A semana foi implacável em sua continuidade, mas nenhuma referência à minha colaboração foi feita. Pensei que se tratasse de um subsídio abaixo das expectativas, medíocre em termos técnicos, cujo aproveitamento deveria, naturalmente, merecer o que merecia: o botão de "delete" do micro do Ancelmo. Será que era uma nota tão ruim assim?, pensei. Mas como os colunistas vivem da exclusividade e não havia nada publicado parecido com isso… Apesar de tudo, sou um bom perdedor e reconheço que em meus 26 aninhos, 9 de jornalismo, há ainda muita experiência a ser acumulada em meu currículo e seria muito pedantismo de minha parte não creditar ao ilustre escriba a devida coerência de não aproveitar algo tão supostamente ordinário em um espaço com tamanha credibilidade. Porém, uma semana depois, quando decido recolher minha insignificância, me deparo com a seguinte nota:
Sexta-feira, às 14h30, num ônibus da linha 464, uma jovem distraída ouvia seu walkman quando percebeu que estava todo mundo apavorado a bordo porque alguém gritava ?socorro". Mas era só o cobrador, chamando uma amiga que passava na rua de nome Socorro.
Seria uma piada?
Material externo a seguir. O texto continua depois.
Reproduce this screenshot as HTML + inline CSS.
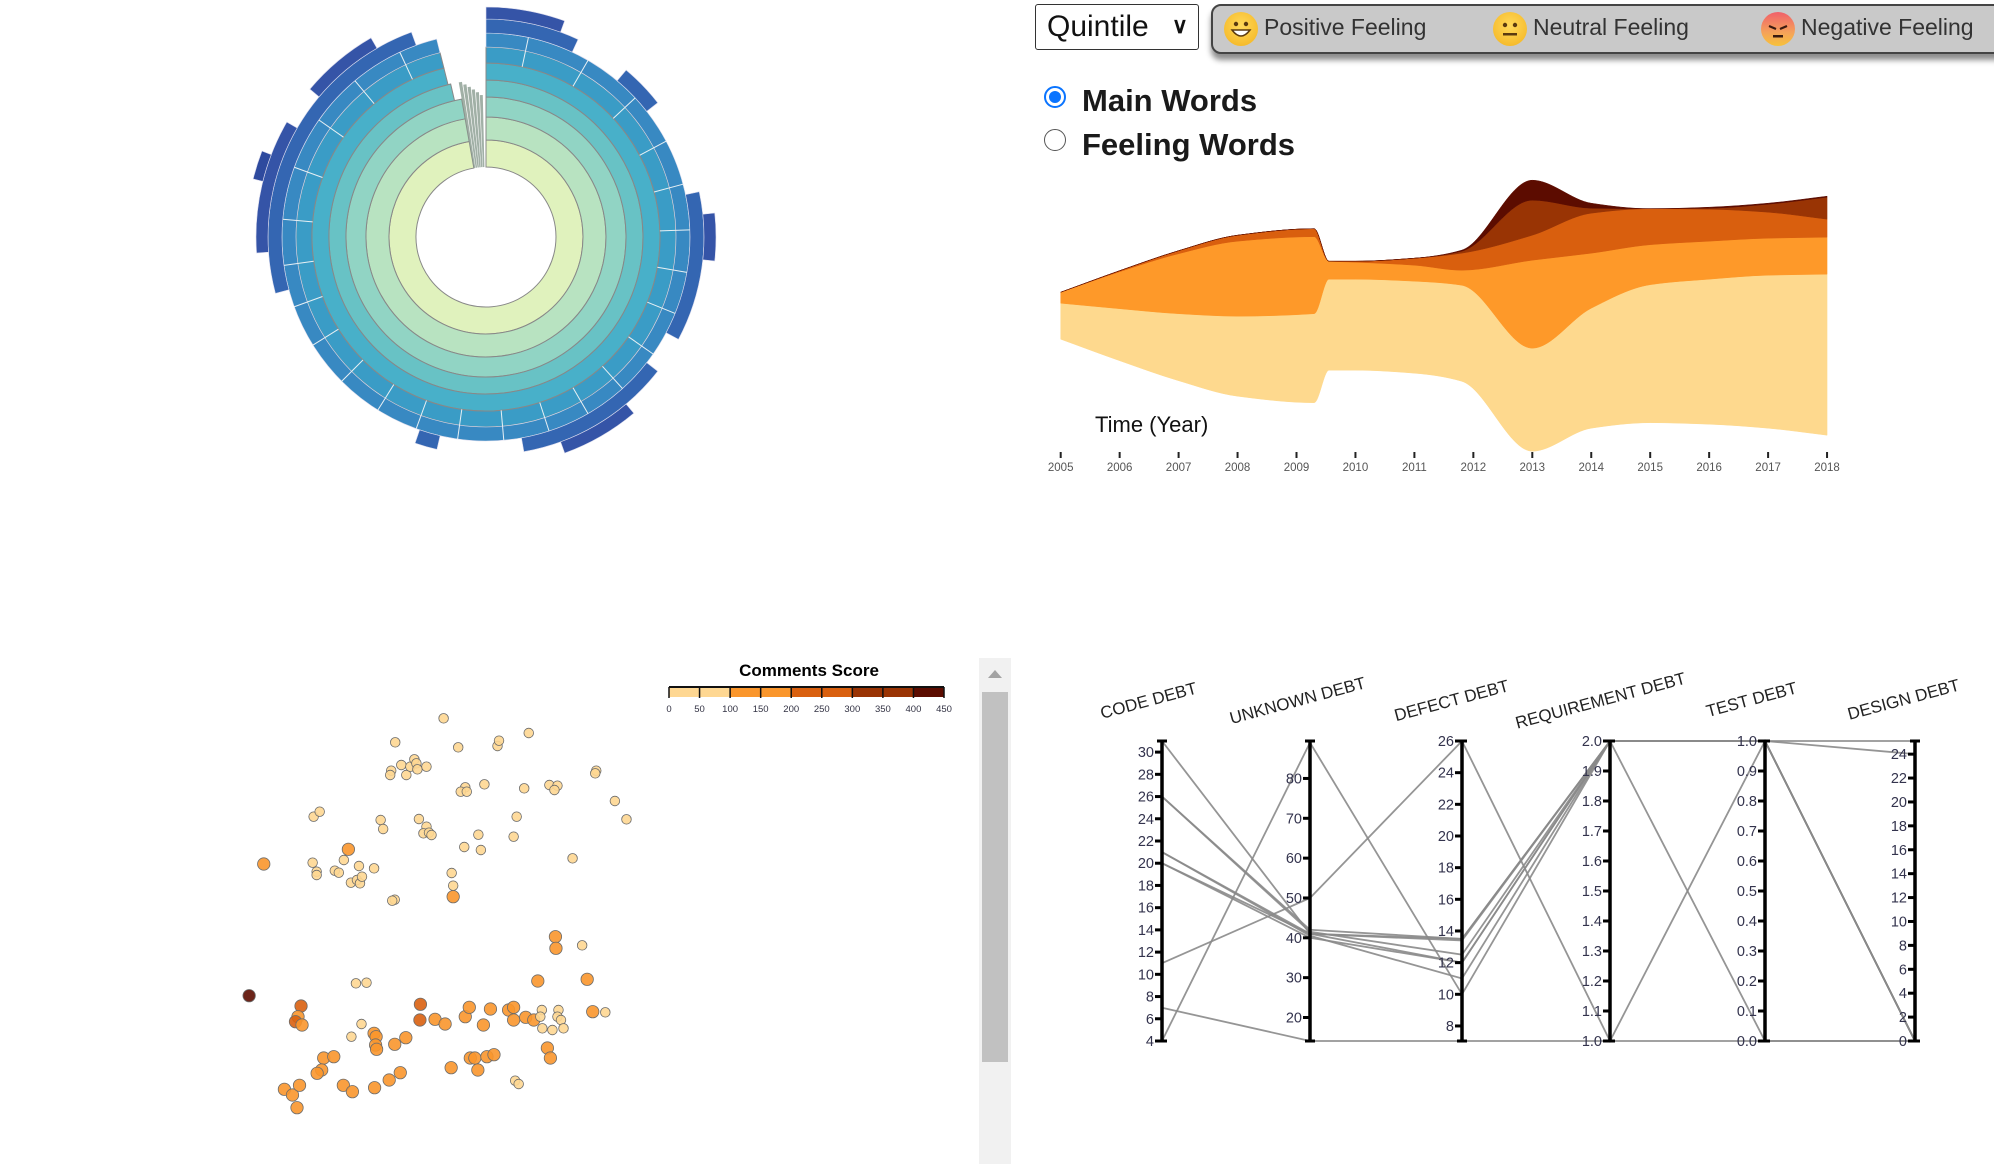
<!DOCTYPE html>
<html><head><meta charset="utf-8"><style>
body{margin:0;width:1994px;height:1164px;overflow:hidden;background:#fff;font-family:"Liberation Sans",sans-serif;position:relative}
.abs{position:absolute}
#dd{left:1035px;top:4px;width:164px;height:46px;border:1.5px solid #333;border-radius:3px;box-sizing:border-box;font-size:30px;color:#111;padding-left:11px;line-height:44px;background:#fff}
#dd span.chev{position:absolute;right:10px;top:-1px;font-size:22px;font-weight:bold}
#emobar{left:1211px;top:4px;width:800px;height:46px;background:#c9c9c9;border:2.5px solid #444;border-radius:10px;box-shadow:0 6px 6px rgba(0,0,0,0.45)}
.emo{position:absolute;top:6px;width:34px;height:34px;border-radius:50%;background:radial-gradient(circle at 50% 40%,#ffd95a,#f3b21e)}
.emot{position:absolute;top:8px;font-size:23px;color:#333}
.radio{width:22px;height:22px;border-radius:50%;box-sizing:border-box}
.rl{font-size:31px;font-weight:bold;color:#1a1a1a}
</style></head><body>
<div id="dd" class="abs">Quintile<span class="chev">&#8744;</span></div>
<div id="emobar" class="abs">
  <div class="emo" style="left:11px"><svg width="34" height="34"><circle cx="12" cy="12" r="2.2" fill="#5a3a10"/><circle cx="22" cy="12" r="2.2" fill="#5a3a10"/><path d="M8 18 Q17 30 26 18 Z" fill="#fff" stroke="#5a3a10" stroke-width="1.5"/></svg></div>
  <div class="emot" style="left:51px">Positive Feeling</div>
  <div class="emo" style="left:280px"><svg width="34" height="34"><circle cx="12" cy="13" r="2.2" fill="#5a3a10"/><circle cx="22" cy="13" r="2.2" fill="#5a3a10"/><rect x="10" y="21" width="14" height="2.5" fill="#5a3a10"/></svg></div>
  <div class="emot" style="left:320px">Neutral Feeling</div>
  <div class="emo" style="left:548px;background:linear-gradient(#f0606a,#f5a25a 60%,#f7c23a)"><svg width="34" height="34"><path d="M8 14 L15 17 M26 14 L19 17" stroke="#3a1a10" stroke-width="2.2"/><rect x="12" y="23" width="10" height="2.5" fill="#3a1a10"/></svg></div>
  <div class="emot" style="left:588px">Negative Feeling</div>
</div>
<div class="abs radio" style="left:1044px;top:86px;background:#fff;border:2px solid #0a74ff"><div style="position:absolute;left:3px;top:3px;width:12px;height:12px;border-radius:50%;background:#0a74ff"></div></div>
<div class="abs rl" style="left:1082px;top:83px">Main Words</div>
<div class="abs radio" style="left:1044px;top:129px;border:1.5px solid #555"></div>
<div class="abs rl" style="left:1082px;top:127px">Feeling Words</div>
<div class="abs" style="left:979px;top:658px;width:32px;height:506px;background:#f1f1f1">
  <div class="abs" style="left:9px;top:12px;width:0;height:0;border-left:7px solid transparent;border-right:7px solid transparent;border-bottom:8px solid #a3a3a3"></div>
  <div class="abs" style="left:3px;top:34px;width:26px;height:370px;background:#c1c1c1"></div>
</div>
<svg id="svg" class="abs" style="left:0;top:0" width="1994" height="1164"></svg>
<script>
const NS="http://www.w3.org/2000/svg";
const svg=document.getElementById('svg');
function mk(tag,attrs,parent){const e=document.createElementNS(NS,tag);for(const k in attrs)e.setAttribute(k,attrs[k]);(parent||svg).appendChild(e);return e;}

/* ===== SUNBURST ===== */
const sbRadii=[70,97,120,140,157,174,190,204,218,230,240];
const sbColors=['#e0f2bd','#b8e3c1','#91d4c4','#68c2c5','#48b0c9','#3a9cc6','#3889c2','#3466b2','#3554a7','#2e4a9e'];
const sbSegments=[ // [ring, startDeg, endDeg]
 [0,0,350],[1,0,350],[2,0,350],[3,0,347],[4,0,346],[5,0,346],[6,0,346],
 [7,0,25],[7,40,52],[7,78,118],[7,128,170],[7,193,199],[7,255,340],
 [8,0,20],[8,84,96],[8,140,160],[8,266,300],[8,310,330],[9,284,291]];
const sbSep=[12,30,47,62,75,88,100,112,125,138,150,162,175,188,200,212,225,238,250,262,275,290,305,320,335];
const sbGrey=[350,351.5,353,354.5,356,357.5];
const SC={x:486,y:237};
function arc(r0,r1,a0,a1){const t0=(a0-90)*Math.PI/180,t1=(a1-90)*Math.PI/180,l=(a1-a0)>180?1:0;
 const p=(r,t)=>(SC.x+r*Math.cos(t)).toFixed(2)+','+(SC.y+r*Math.sin(t)).toFixed(2);
 return 'M'+p(r1,t0)+'A'+r1+','+r1+' 0 '+l+' 1 '+p(r1,t1)+'L'+p(r0,t1)+'A'+r0+','+r0+' 0 '+l+' 0 '+p(r0,t0)+'Z';}
const gSb=mk('g',{});

sbSegments.forEach(s=>{const r=s[0];const e=mk('path',{d:arc(sbRadii[r],sbRadii[r+1],s[1],s[2]),fill:sbColors[Math.min(r,9)],stroke:r<6?'#888':'#dde','stroke-width':r<6?1:0.6},gSb);
 });
sbGrey.forEach((a,i)=>{const e=mk('path',{d:arc(sbRadii[0],sbRadii[4]-i*3,a,a+1.2),fill:'#8a9c90',opacity:0.8},gSb);
 });
sbSep.forEach(a=>{const t=(a-90)*Math.PI/180;const e=mk('line',{x1:SC.x+sbRadii[5]*Math.cos(t),y1:SC.y+sbRadii[5]*Math.sin(t),x2:SC.x+sbRadii[7]*Math.cos(t),y2:SC.y+sbRadii[7]*Math.sin(t),stroke:'#e8f0f4','stroke-width':1},gSb);
 });

/* ===== STREAMGRAPH ===== */
const stTimes=[2005,2006,2007,2008,2009.3,2009.55,2010,2011,2011.8,2013,2014,2015,2016,2017,2018];
const stLight=[36,52,67,80,89,91,91,92,96,103,120,138,145,153,161];
const stOrange=[11,37,60,75,77,18,17,16,15,88,55,40,38,37,37];
const stDarkOrange=[0,1,3,6,8,0,1,7,17,25,40,36,32,26,18];
const stBrown=[0,0,0,0,0,0,0,0,2,35,5,0,1,8,22];
const stDark=[0,0,0,0,0,0,0,0,1,20,5,0,1,1,1];
const stYears=[2005,2006,2007,2008,2009,2010,2011,2012,2013,2014,2015,2016,2017,2018];
const stLayers=[stLight,stOrange,stDarkOrange,stBrown,stDark];
const stColors=['#fed98e','#fe9929','#d95f0e','#993404','#5c0c00'];
const sx=t=>1060.7+(t-2005)*58.95, sCenter=315.7, sk=1.0;
function monotone(xs,ys){const n=xs.length,d=[],m=[];for(let i=0;i<n-1;i++)d.push((ys[i+1]-ys[i])/(xs[i+1]-xs[i]));
 m[0]=d[0];m[n-1]=d[n-2];for(let i=1;i<n-1;i++){m[i]=(d[i-1]*d[i]<=0)?0:(2*d[i-1]*d[i]/(d[i-1]+d[i]));}
 let s='';for(let i=0;i<n-1;i++){const h=(xs[i+1]-xs[i])/3;s+=' C'+(xs[i]+h).toFixed(2)+','+(ys[i]+m[i]*h).toFixed(2)+' '+(xs[i+1]-h).toFixed(2)+','+(ys[i+1]-m[i+1]*h).toFixed(2)+' '+xs[i+1].toFixed(2)+','+ys[i+1].toFixed(2);}return s;}
const gSt=mk('g',{});

const tot=stTimes.map((_,i)=>stLayers.reduce((a,l)=>a+l[i],0));
let base=tot.map(v=>sCenter+v*sk/2);
const xs=stTimes.map(sx);
stLayers.forEach((L,li)=>{const top=base.map((b,i)=>b-L[i]*sk);
 const rx=xs.slice().reverse(),rb=base.slice().reverse();
 const d='M'+xs[0]+','+top[0]+monotone(xs,top)+' L'+rx[0]+','+rb[0]+monotone(rx,rb)+'Z';
 const e=mk('path',{d:d,fill:stColors[li],stroke:stColors[li],'stroke-width':0.5},gSt);
 base=top;});
stYears.forEach(y=>{const t=mk('line',{x1:sx(y),x2:sx(y),y1:452,y2:458,stroke:'#222','stroke-width':2},gSt);
 
 const l=mk('text',{x:sx(y),y:471,'text-anchor':'middle','font-size':11.5,fill:'#555'},gSt);l.textContent=y;
 });
const tt=mk('text',{x:1095,y:432,'font-size':22,fill:'#111'},gSt);tt.textContent='Time (Year)';


/* ===== SCATTER ===== */
const scX=[424,328,453,531,534,593,320,318,340,350,358,366,370,372,390,727,725,467,458,470,505,584,634,650,644,764,787,166,178,299,304,375,390,384,395,400,493,569,563,465,498,680,164,172,172,226,208,216,256,286,240,252,258,262,440,443,327,322,250,271,261,241,745,699,
 235,67,443,646,647,611,709,378,377,141,135,130,143,407,427,467,475,517,503,553,563,563,587,603,720,286,290,289,291,327,349,186,206,182,173,108,124,138,133,225,243,287,316,338,439,477,486,492,510,524,630,636,38,
 619,616,652,650,657,620,640,662,566,573];
const scY=[205,277,292,288,272,249,362,375,345,375,350,328,340,358,350,362,370,412,425,425,403,415,405,407,420,453,508,500,485,510,537,507,530,550,548,555,554,500,560,591,600,625,638,665,675,630,662,668,648,655,698,690,700,680,669,707,749,752,1000,998,1122,1160,1087,886,
 598,642,740,860,895,993,988,1063,1110,1068,1100,1115,1125,1108,1122,1100,1072,1077,1125,1080,1072,1110,1102,1110,1085,1150,1160,1185,1198,1183,1163,1224,1220,1260,1270,1318,1335,1306,1373,1306,1325,1313,1290,1268,1253,1224,1224,1260,1220,1214,1194,1224,1037,
 1080,1100,1080,1100,1110,1135,1140,1135,1292,1302];
const scScore=[30,25,20,30,35,40,25,30,20,25,30,35,30,25,30,40,35,30,25,30,25,30,35,30,25,30,40,30,25,30,25,30,35,30,25,30,25,30,35,25,30,35,30,25,30,35,30,25,30,35,30,25,30,35,25,30,25,30,30,35,40,40,45,40,
 120,125,130,135,170,150,140,205,205,230,175,200,190,140,140,140,130,130,150,150,140,140,160,160,130,150,140,140,140,140,140,140,140,170,190,195,140,140,140,180,185,140,140,140,140,140,140,140,140,140,140,140,440,
 40,40,40,40,40,40,40,40,40,40];
const legTicks=[0,50,100,150,200,250,300,350,400,450];
const legColors=['#fed792','#fed792','#fa962c','#fa962c','#d9600f','#d9600f','#9a3404','#9a3404','#5c0c00'];
const ex=v=>230+v/1.985, ey=v=>650+v/3;
const colorOf=s=>legColors[Math.min(8,Math.floor(s/50))];
const gSc=mk('g',{});

scX.forEach((x,i)=>{const s=scScore[i];const c=mk('circle',{cx:ex(x),cy:ey(scY[i]),r:s>=100?6.2:4.8,fill:colorOf(s),stroke:'#6b6b6b','stroke-width':0.8,'fill-opacity':0.9},gSc);
 });
const lx=v=>669+v/450*275;
const lt=mk('text',{x:809,y:676,'text-anchor':'middle','font-size':17,'font-weight':'bold',fill:'#000'},gSc);lt.textContent='Comments Score';

legColors.forEach((c,i)=>{const r=mk('rect',{x:lx(legTicks[i]),y:687,width:lx(legTicks[i+1])-lx(legTicks[i]),height:10,fill:c},gSc);
 });
mk('line',{x1:lx(0),x2:lx(450),y1:687,y2:687,stroke:'#111','stroke-width':2},gSc);
legTicks.forEach(t=>{const k=mk('line',{x1:lx(t),x2:lx(t),y1:687,y2:698,stroke:'#111','stroke-width':1.5},gSc);
 
 const l=mk('text',{x:lx(t),y:712,'text-anchor':'middle','font-size':9.5,fill:'#334'},gSc);l.textContent=t;
 });

/* ===== PARALLEL COORDINATES ===== */
const pcAxes=['CODE DEBT','UNKNOWN DEBT','DEFECT DEBT','REQUIREMENT DEBT','TEST DEBT','DESIGN DEBT'];
const pcMin=[4,14.1,7.05,1,0,0];
const pcMax=[31,89.4,26,2,1,25.1];
const pcTickStart=[4,20,8,1,0,0], pcTickEnd=[30,80,26,2,1,24], pcTickStep=[2,10,2,0.1,0.1,2];
const pcCode=[31,26,26,21,21,20,20,11,4,7];
const pcUnknown=[41,42,41.5,41,40.5,40,41,50,89,14.1];
const pcDefect=[13.5,13.5,12.5,12,11,12,13.4,26,10,7.05];
const pcReq=[2,2,2,2,2,2,2,1,2,1];
const pcTest=[1,1,1,1,1,0,1,1,1,0];
const pcDesign=[0,0,0,24,0,0,25.1,0,0,0];
const pcData=[pcCode,pcUnknown,pcDefect,pcReq,pcTest,pcDesign];
const pcX=[1162,1310,1462,1610,1765,1915], pcTop=741, pcBot=1041;
const py=(a,v)=>pcBot-(v-pcMin[a])/(pcMax[a]-pcMin[a])*(pcBot-pcTop);
const gPc=mk('g',{});

pcCode.forEach((_,r)=>{const pts=pcData.map((arr,a)=>pcX[a]+','+py(a,arr[r]).toFixed(1)).join(' ');
 const l=mk('polyline',{points:pts,fill:'none',stroke:'#8a8a8a','stroke-width':1.8,opacity:0.9},gPc);
 });
const lblPos=[[1150,706],[1299,706],[1453,706],[1602,706],[1753,705],[1905,705]];
pcAxes.forEach((name,a)=>{const x=pcX[a];
 const ax=mk('line',{x1:x,x2:x,y1:pcTop,y2:pcBot,stroke:'#000','stroke-width':3.5},gPc);
 
 const n=Math.round((pcTickEnd[a]-pcTickStart[a])/pcTickStep[a]);
 for(let i=0;i<=n;i++){const v=pcTickStart[a]+i*pcTickStep[a];const y=py(a,v);
  const t=mk('line',{x1:x-7,x2:x,y1:y,y2:y,stroke:'#000','stroke-width':3},gPc);
  
  const tl=mk('text',{x:x-8,y:y+5,'text-anchor':'end','font-size':14.5,fill:'#33334d'},gPc);
  tl.textContent=pcTickStep[a]<1?v.toFixed(1):v;
  }
 mk('line',{x1:x-5,x2:x+5,y1:pcTop,y2:pcTop,stroke:'#000','stroke-width':3},gPc);
 mk('line',{x1:x-5,x2:x+5,y1:pcBot,y2:pcBot,stroke:'#000','stroke-width':3},gPc);
 const L=mk('text',{x:lblPos[a][0],y:lblPos[a][1],'text-anchor':'middle','font-size':17,fill:'#222',transform:'rotate(-15 '+lblPos[a][0]+' '+lblPos[a][1]+')'},gPc);
 L.textContent=name;});
</script>
</body></html>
Não é, porque sei que Ancelmo tem o hábito de ilustrar casos curiosos da vida urbana com notas intituladas "Cena Carioca". No dia em que concluo esse texto, por exemplo, ele relatou que um casal assaltado na Av. Presidente Vargas, centro do Rio, teve o celular recusado pelo ladrão por este pertencer a uma série de fabricação considerada obsoleta. Um escapismo talvez utilizado para equilibrar a sisudez das notícias políticas. Sinceramente, acho que ele podia doar todos esses causos da cidade grande à coluna do Zuenir Ventura. Fico imaginando se um repórter do jornal pode ter presenciado tais cenas e relatado a Ancelmo para o fechamento da coluna. Só me resta pensar dessa forma para perdoá-lo por essas duas empulhações.